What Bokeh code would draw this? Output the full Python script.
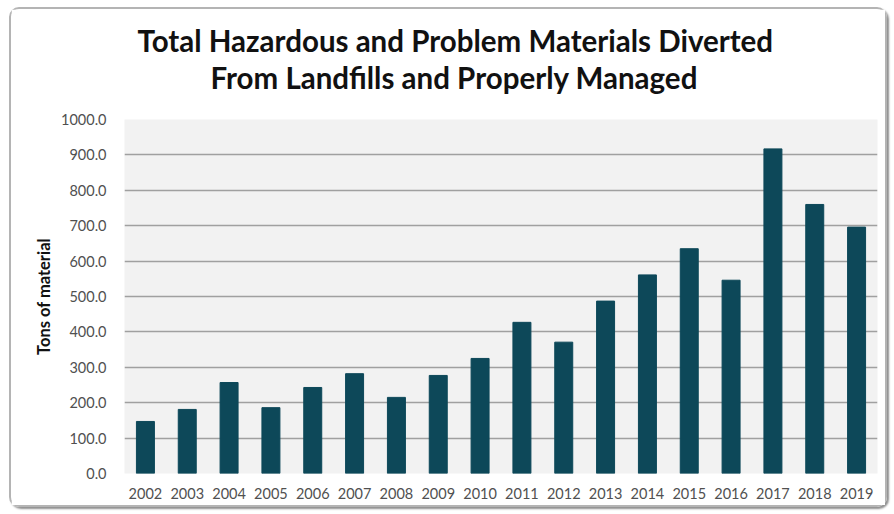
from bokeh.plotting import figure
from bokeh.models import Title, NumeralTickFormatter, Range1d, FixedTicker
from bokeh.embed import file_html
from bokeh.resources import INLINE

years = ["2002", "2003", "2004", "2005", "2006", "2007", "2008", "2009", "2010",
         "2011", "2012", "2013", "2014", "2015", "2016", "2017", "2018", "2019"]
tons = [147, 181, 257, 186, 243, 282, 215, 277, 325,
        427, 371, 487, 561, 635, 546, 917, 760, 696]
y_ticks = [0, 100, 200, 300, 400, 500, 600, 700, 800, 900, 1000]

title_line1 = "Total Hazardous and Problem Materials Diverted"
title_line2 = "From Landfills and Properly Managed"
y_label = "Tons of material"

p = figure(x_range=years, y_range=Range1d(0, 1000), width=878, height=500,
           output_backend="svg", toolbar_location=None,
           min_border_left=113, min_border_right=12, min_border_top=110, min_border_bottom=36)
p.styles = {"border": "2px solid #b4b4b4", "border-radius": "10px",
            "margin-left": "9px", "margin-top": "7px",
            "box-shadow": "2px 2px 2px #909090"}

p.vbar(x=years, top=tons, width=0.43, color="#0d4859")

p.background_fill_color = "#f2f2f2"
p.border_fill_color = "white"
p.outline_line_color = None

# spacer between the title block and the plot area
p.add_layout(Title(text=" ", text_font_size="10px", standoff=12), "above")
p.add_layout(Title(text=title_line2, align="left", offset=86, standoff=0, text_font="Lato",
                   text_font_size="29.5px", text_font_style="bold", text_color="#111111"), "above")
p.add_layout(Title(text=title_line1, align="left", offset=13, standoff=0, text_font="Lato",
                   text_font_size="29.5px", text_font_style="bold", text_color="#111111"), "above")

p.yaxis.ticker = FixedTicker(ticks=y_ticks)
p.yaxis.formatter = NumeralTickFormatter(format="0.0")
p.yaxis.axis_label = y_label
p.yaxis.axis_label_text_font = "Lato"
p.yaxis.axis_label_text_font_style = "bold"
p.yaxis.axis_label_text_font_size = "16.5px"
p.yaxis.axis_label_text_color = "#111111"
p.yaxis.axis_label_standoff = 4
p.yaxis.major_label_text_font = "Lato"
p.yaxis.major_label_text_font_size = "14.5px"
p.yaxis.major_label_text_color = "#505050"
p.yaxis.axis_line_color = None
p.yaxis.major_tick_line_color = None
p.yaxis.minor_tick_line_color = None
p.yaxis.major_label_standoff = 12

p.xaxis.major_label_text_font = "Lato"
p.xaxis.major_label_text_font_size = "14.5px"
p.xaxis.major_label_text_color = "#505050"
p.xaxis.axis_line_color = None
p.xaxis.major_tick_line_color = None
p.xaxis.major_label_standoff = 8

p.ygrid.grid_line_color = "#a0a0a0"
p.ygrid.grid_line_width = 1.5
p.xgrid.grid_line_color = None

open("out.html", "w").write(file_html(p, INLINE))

...

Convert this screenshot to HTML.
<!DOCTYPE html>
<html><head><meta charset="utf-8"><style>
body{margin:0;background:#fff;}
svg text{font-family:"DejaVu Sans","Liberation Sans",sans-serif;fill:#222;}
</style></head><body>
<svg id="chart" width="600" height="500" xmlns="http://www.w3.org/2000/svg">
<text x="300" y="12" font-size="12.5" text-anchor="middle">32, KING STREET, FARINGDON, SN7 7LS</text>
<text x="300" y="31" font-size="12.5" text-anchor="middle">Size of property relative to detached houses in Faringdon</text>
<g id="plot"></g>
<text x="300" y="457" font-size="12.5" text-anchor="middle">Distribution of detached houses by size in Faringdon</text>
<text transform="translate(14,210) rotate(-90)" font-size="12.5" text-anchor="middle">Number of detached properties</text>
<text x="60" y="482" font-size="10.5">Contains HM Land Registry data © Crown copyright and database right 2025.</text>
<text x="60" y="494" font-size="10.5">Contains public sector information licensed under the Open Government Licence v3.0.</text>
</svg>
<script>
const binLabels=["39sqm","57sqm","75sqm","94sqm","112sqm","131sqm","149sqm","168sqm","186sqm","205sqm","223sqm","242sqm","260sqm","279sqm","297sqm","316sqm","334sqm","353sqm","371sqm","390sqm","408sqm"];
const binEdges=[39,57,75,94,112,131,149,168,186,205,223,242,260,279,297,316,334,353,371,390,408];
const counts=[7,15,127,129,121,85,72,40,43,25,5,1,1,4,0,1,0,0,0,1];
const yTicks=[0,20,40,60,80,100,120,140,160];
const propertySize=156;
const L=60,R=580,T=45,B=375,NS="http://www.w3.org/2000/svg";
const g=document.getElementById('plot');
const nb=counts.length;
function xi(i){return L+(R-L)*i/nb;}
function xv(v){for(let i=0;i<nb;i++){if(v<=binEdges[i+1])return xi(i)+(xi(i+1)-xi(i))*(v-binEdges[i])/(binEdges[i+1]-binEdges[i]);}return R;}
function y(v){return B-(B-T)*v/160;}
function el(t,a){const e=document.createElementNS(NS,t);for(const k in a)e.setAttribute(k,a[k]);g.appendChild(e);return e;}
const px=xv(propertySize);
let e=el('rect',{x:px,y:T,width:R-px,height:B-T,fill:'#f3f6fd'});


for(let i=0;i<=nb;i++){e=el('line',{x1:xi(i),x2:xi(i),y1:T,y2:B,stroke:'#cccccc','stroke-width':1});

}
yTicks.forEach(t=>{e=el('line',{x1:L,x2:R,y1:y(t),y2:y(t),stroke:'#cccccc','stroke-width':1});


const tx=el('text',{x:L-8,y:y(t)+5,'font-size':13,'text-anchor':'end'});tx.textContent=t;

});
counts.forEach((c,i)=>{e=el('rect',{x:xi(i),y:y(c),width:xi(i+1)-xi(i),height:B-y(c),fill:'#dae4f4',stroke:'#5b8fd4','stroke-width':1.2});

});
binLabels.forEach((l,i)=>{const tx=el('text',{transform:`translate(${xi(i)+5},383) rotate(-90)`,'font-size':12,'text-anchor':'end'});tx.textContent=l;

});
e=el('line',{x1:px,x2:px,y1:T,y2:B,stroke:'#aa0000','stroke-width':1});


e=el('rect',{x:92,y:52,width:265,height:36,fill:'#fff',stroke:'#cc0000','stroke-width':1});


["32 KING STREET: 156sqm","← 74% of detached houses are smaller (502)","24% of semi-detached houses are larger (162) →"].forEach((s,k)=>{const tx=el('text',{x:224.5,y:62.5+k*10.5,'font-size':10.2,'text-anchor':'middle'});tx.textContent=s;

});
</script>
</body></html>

Task brief:
In the listing above, find the lines holding the word "this" and copy them.

Output of the task:
What Bokeh code would draw this? Output the full Python script.
Convert this screenshot to HTML.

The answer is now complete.